Saturday, September 12, 2009

Pull List Reviews - September 11

The DC Universe becomes an even darker and deadlier place this week with 2 new Blackest Night tie-in issues! It seems like every time I think this Blackest Night even can't get worse for the does.

Blackest Night: Batman #2
The undead battle from the first issue continues here with a slew of villains (including Scarface, Blockbuster, KGBeast and others) as well the risen parents of Tim Drake. Dick and Damien, with the help of Deadman, prepare for an assault on Gotham City PD where Commissioner Gordon and crew are attempting to hold off a full onslaught of Black Lanterns.

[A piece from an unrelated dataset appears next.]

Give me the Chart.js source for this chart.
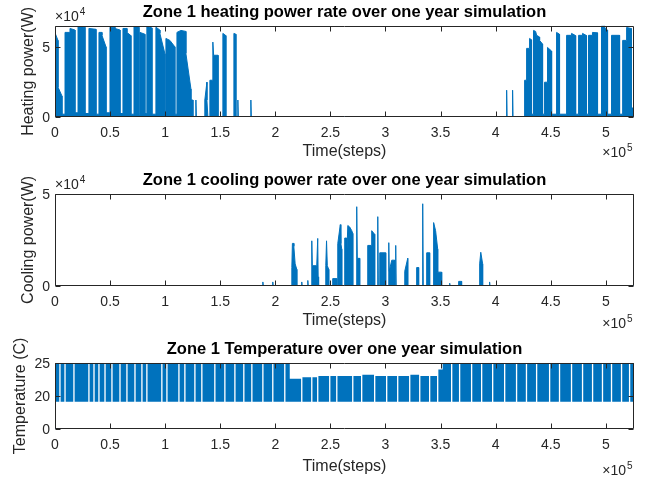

It should go without saying (but it won't) that lots of people die. At the last minute, Tim/Red Robin arrives on the scene as does another set of dead parents. I'm stoked for the final showdown next issue!
Score: 5 out of 5

Green Lantern Corps #40
The battle for Oa continues against the newly risen fallen Green Lanterns. Kyle has a romantic-turned-horrible aside with Jade. Salaak pulls rank on the Alpha Lanterns. Bzzd has a showdown with Guy Gardner. It's discovered that the more powerful your emotions when you are killed by a Black Lantern, the more energy their rings recharge and even more people die on Oa than in Gotham. Honestly, I used to want to be a Green Lantern. Now I'm not so certain.
Score: 4.5 out of 5

Thursday, September 3, 2009

Pull List Reviews - September 2

This week's pull list was a little light with only one lonely comic coming out but it was still a good one! Read on...

Batman #690
Dick Grayson struggles to find his way as the new caped crusader as he continues the battle with Clayface and Lyle Blanco begun last issue. The fight is actually written quite well. Judd Winick (writer) understands the mind of Dick Grayson and seems to be enjoying playing with Dick's differences with Bruce. Meanwhile, the Penguin makes a deal with another shadowy crime boss (Black Skull?) that leaves him in a bad spot. And Two-Face auditions teleporters to track down the origin of a particular object that he has in his possession which leads him to a showdown that I've been waiting for since Dick donned the cowl.